A Vision of Transition -- in Time Magazine!

Okay, I don't usually read Time Magazine.  In fact I can't remember the last time I picked one up.  But a friend handed me a copy of an article from their March 22 issue.  I was astounded to read a vision of the future which is not altogether different from the visions we hear through the Transition network.

It's part 4 of a "10 Ideas for the Next 10 Years" section:  "The Dropout Economy: The Future of Work Looks a Lot Like Unemployment."

Sure it contains a few snide political digs and some name calling.  And I don't totally agree with all of it.  But try this on for size:

"As industrial agriculture sputters under the strain of the spirialing costs of water, gasoline and fertilizer, networks of farmers using sophisticated techniques that combine cutting-edge green technologies with ancient Mayan know-how build an alternative food distribution system."

Did you catch that inkling of peak oil in there??

"Private homes will increasingly give way to cohousing communities, in which singles and nuclear families will build makeshift kinship networks in shared kitchens and common areas ..."

Mainstream media is starting to do our work for us!

"It's important to keep in mind that behavior that seems irrational from a middle-class perspective is perfectly rational in the face of straitened circumstances."

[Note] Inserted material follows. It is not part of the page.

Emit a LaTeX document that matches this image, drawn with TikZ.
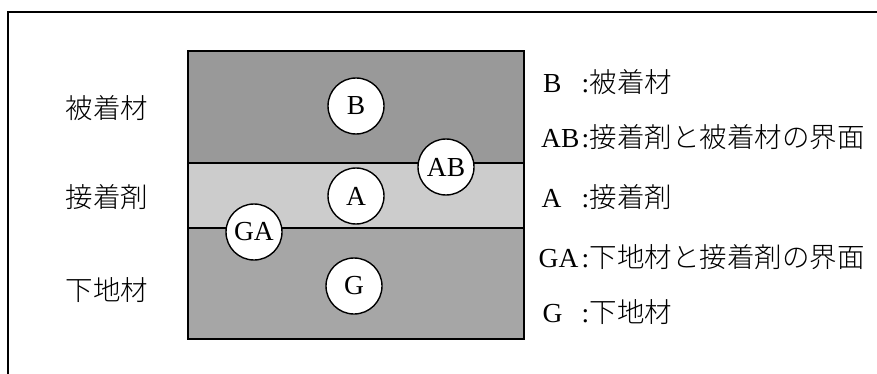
\documentclass[tikz,border=0pt]{standalone}
\usepackage{fontspec}
\setmainfont{Liberation Serif}
\newfontfamily\jp{Noto Sans CJK JP Light}
\definecolor{adherendgray}{HTML}{999999}
\definecolor{adhesivegray}{HTML}{CCCCCC}
\definecolor{substrategray}{HTML}{A6A6A6}
\begin{document}
\begin{tikzpicture}[x=1pt,y=-1pt,
  marker/.style={circle, draw, fill=white, line width=1.4pt, minimum size=56pt,
    inner sep=0pt, font=\fontsize{27.5}{27.5}\selectfont},
  side/.style={inner sep=0pt, font=\jp\fontsize{27.5}{27.5}\selectfont},
  key/.style={anchor=base west, inner sep=0pt, font=\fontsize{27.5}{27.5}\selectfont},
  desc/.style={anchor=base west, inner sep=0pt, font=\fontsize{27.5}{27.5}\selectfont},
  edge/.style={line width=1.3pt}]
\useasboundingbox (0,0) rectangle (877,374);
\fill[white] (0,0) rectangle (877,374);
% outer frame (only the left and top sides fall inside the page)
\draw[line width=2pt] (8,374) -- (8,12) -- (877,12);
% three layers
\fill[adherendgray]  (188,51)  rectangle (524,163);
\fill[adhesivegray]  (188,163) rectangle (524,228);
\fill[substrategray] (188,228) rectangle (524,339);
\draw[edge] (188,163) -- (524,163);
\draw[edge] (188,228) -- (524,228);
\draw[edge] (188,51) rectangle (524,339);
% point markers
\node[marker] (B)  at (356,106) {B};
\node[marker] (AB) at (446,167) {AB};
\node[marker] (A)  at (356,196) {A};
\node[marker] (GA) at (254,232) {GA};
\node[marker] (G)  at (354,286) {G};
% layer names
\node[side] (n1) at (107,108) {被着材};
\node[side] (n2) at (107,197) {接着剤};
\node[side] (n3) at (107,290) {下地材};
% legend
\node[key] (k1) at (543,93)  {B};
\node[key] (k2) at (541,148) {AB};
\node[key] (k3) at (541.5,207) {A};
\node[key] (k4) at (538.5,267) {GA};
\node[key] (k5) at (542.5,322) {G};
\node[desc] (d1) at (581.5,93)  {:\kern0.5pt{\jp 被着材}};
\node[desc] (d2) at (581.5,148) {:\kern0.5pt{\jp 接着剤と被着材の界面}};
\node[desc] (d3) at (581.5,207) {:\kern0.5pt{\jp 接着剤}};
\node[desc] (d4) at (581.5,267) {:\kern0.5pt{\jp 下地材と接着剤の界面}};
\node[desc] (d5) at (581.5,322) {:\kern0.5pt{\jp 下地材}};
\end{tikzpicture}
\end{document}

They even use our lingo ...

"The decision to turn away from broken and brittle institutions, like conventional schools and conventional jobs, will represent a turn toward what military theorist John Robb calls 'resilient communities,' which aspire to self-sufficiency and independence."

And they portray it on a hopeful note.

"the millenial generation could prove to be more resilient and creative than its predecessors, abandoning old, familiar and broken institutions in favor of new, strange and flourishing ones."

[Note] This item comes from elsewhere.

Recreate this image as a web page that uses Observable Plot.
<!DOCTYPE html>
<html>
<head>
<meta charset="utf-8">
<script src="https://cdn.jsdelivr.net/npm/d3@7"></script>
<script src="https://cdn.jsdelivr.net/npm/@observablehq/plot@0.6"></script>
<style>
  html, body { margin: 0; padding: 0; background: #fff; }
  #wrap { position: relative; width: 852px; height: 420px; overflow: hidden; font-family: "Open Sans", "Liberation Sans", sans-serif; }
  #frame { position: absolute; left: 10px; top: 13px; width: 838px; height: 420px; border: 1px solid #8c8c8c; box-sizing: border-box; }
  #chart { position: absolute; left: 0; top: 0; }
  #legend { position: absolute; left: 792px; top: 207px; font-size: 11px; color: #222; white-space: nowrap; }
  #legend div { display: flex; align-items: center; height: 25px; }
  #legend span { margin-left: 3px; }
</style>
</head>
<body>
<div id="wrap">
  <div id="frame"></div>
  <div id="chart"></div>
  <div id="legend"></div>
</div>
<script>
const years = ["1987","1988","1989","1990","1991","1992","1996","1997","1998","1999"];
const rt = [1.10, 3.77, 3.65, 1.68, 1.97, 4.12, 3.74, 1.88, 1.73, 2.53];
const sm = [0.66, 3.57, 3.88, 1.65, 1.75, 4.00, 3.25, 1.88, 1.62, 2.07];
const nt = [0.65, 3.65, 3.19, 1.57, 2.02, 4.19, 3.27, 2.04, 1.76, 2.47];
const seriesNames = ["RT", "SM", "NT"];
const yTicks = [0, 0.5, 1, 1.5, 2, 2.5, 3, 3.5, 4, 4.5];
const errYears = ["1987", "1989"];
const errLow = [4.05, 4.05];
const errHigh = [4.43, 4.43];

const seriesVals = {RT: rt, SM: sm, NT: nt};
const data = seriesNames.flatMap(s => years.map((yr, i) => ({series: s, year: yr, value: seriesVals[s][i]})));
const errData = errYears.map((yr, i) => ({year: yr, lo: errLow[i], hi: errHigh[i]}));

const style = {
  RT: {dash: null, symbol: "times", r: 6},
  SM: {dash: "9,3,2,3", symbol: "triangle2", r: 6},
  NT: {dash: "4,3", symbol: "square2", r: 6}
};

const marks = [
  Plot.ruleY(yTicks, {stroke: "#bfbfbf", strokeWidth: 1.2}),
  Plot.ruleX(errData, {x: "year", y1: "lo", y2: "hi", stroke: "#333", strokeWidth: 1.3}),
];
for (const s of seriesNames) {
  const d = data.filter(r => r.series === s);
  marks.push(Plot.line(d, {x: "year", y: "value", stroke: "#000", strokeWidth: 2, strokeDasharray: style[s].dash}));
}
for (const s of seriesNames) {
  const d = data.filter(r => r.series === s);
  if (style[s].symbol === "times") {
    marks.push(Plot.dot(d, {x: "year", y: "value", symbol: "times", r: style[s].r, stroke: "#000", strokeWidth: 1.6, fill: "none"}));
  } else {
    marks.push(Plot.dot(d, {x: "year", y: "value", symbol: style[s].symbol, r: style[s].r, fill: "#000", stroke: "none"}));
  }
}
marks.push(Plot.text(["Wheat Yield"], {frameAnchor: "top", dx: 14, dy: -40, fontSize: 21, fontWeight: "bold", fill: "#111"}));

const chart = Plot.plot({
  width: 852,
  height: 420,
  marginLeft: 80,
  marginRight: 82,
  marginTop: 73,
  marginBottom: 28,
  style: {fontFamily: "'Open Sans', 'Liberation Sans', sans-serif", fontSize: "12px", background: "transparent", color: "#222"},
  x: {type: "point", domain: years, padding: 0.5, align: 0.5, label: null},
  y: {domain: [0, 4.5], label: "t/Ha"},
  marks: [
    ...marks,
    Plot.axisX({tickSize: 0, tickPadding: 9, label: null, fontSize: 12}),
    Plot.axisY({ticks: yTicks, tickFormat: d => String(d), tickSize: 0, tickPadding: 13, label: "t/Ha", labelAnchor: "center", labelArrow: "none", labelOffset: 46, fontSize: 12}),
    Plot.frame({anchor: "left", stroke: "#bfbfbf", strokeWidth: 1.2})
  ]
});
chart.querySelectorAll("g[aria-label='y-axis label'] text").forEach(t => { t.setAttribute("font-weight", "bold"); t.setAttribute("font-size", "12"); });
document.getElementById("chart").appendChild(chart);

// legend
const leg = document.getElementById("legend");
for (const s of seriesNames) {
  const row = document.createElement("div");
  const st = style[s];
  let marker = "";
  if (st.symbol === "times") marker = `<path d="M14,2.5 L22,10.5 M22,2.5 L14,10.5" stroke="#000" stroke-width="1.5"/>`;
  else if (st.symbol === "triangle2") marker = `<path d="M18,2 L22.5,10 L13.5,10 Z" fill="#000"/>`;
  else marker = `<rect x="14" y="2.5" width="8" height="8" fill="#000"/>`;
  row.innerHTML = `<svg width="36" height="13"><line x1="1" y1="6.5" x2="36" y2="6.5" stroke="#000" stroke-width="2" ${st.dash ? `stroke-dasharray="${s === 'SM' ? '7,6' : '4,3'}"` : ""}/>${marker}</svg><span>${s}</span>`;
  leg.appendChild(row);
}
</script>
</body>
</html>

Now, I don't know about the demographics of leaders within the Transition movement.  I'm not in the suburbs, and I'm not exactly 23 anymore but perhaps some of you are ...

"Somewhere in the suburbs there is an unemployed 23-year-old who is plotting a cultural insurrection, one that will resonate with existing demographic, cultural and economic trends so powerfully that it will knock American society off its axis."